Material for this task —
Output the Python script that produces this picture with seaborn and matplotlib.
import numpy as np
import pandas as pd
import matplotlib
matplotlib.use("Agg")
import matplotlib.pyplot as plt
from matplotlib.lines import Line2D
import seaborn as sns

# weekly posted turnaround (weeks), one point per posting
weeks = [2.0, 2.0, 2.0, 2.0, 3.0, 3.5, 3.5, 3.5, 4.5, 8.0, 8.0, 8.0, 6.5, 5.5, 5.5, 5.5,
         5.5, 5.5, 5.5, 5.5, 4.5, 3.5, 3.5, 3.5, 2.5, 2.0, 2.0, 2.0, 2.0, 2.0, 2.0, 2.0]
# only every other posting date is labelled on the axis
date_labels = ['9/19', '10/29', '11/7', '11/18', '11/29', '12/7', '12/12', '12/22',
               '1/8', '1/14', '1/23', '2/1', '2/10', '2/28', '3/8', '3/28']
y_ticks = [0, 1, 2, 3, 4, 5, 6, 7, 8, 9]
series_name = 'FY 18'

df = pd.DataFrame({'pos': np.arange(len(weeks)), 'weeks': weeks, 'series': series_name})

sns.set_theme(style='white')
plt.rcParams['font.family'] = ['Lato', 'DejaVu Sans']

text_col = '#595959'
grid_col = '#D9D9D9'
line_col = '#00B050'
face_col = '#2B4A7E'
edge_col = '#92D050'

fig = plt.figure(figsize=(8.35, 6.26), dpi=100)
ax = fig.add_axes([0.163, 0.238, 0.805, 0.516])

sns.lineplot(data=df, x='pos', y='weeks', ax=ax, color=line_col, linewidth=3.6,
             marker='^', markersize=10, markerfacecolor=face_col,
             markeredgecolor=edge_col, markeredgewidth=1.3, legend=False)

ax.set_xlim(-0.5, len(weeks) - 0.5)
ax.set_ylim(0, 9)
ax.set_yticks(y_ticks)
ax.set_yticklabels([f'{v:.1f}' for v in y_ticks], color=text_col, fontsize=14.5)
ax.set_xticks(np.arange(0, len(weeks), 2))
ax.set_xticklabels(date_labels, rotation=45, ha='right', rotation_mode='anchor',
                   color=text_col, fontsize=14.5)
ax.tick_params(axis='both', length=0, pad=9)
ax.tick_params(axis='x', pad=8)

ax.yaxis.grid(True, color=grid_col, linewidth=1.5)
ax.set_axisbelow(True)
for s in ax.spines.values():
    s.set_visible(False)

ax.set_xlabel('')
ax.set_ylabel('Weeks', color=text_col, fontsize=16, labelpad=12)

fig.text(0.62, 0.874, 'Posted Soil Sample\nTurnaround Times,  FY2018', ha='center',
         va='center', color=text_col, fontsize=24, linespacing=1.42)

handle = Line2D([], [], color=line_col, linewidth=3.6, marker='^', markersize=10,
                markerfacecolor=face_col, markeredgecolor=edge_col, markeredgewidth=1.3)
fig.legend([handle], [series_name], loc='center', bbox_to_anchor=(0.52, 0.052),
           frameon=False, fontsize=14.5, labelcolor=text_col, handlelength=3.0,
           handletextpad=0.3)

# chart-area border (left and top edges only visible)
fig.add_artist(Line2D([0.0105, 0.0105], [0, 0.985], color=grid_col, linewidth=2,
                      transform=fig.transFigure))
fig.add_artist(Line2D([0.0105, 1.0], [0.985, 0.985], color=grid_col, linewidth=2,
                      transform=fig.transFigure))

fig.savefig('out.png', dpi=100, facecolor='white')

---

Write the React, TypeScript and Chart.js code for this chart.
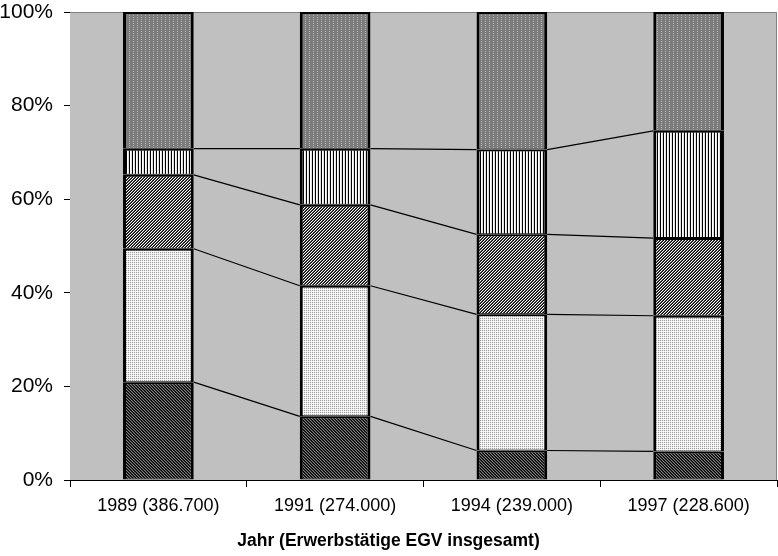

Exercise description —
Pull out all lines from the listing that contain the string "chart".

Answer in full —
# chart-area border (left and top edges only visible)
Write the React, TypeScript and Chart.js code for this chart.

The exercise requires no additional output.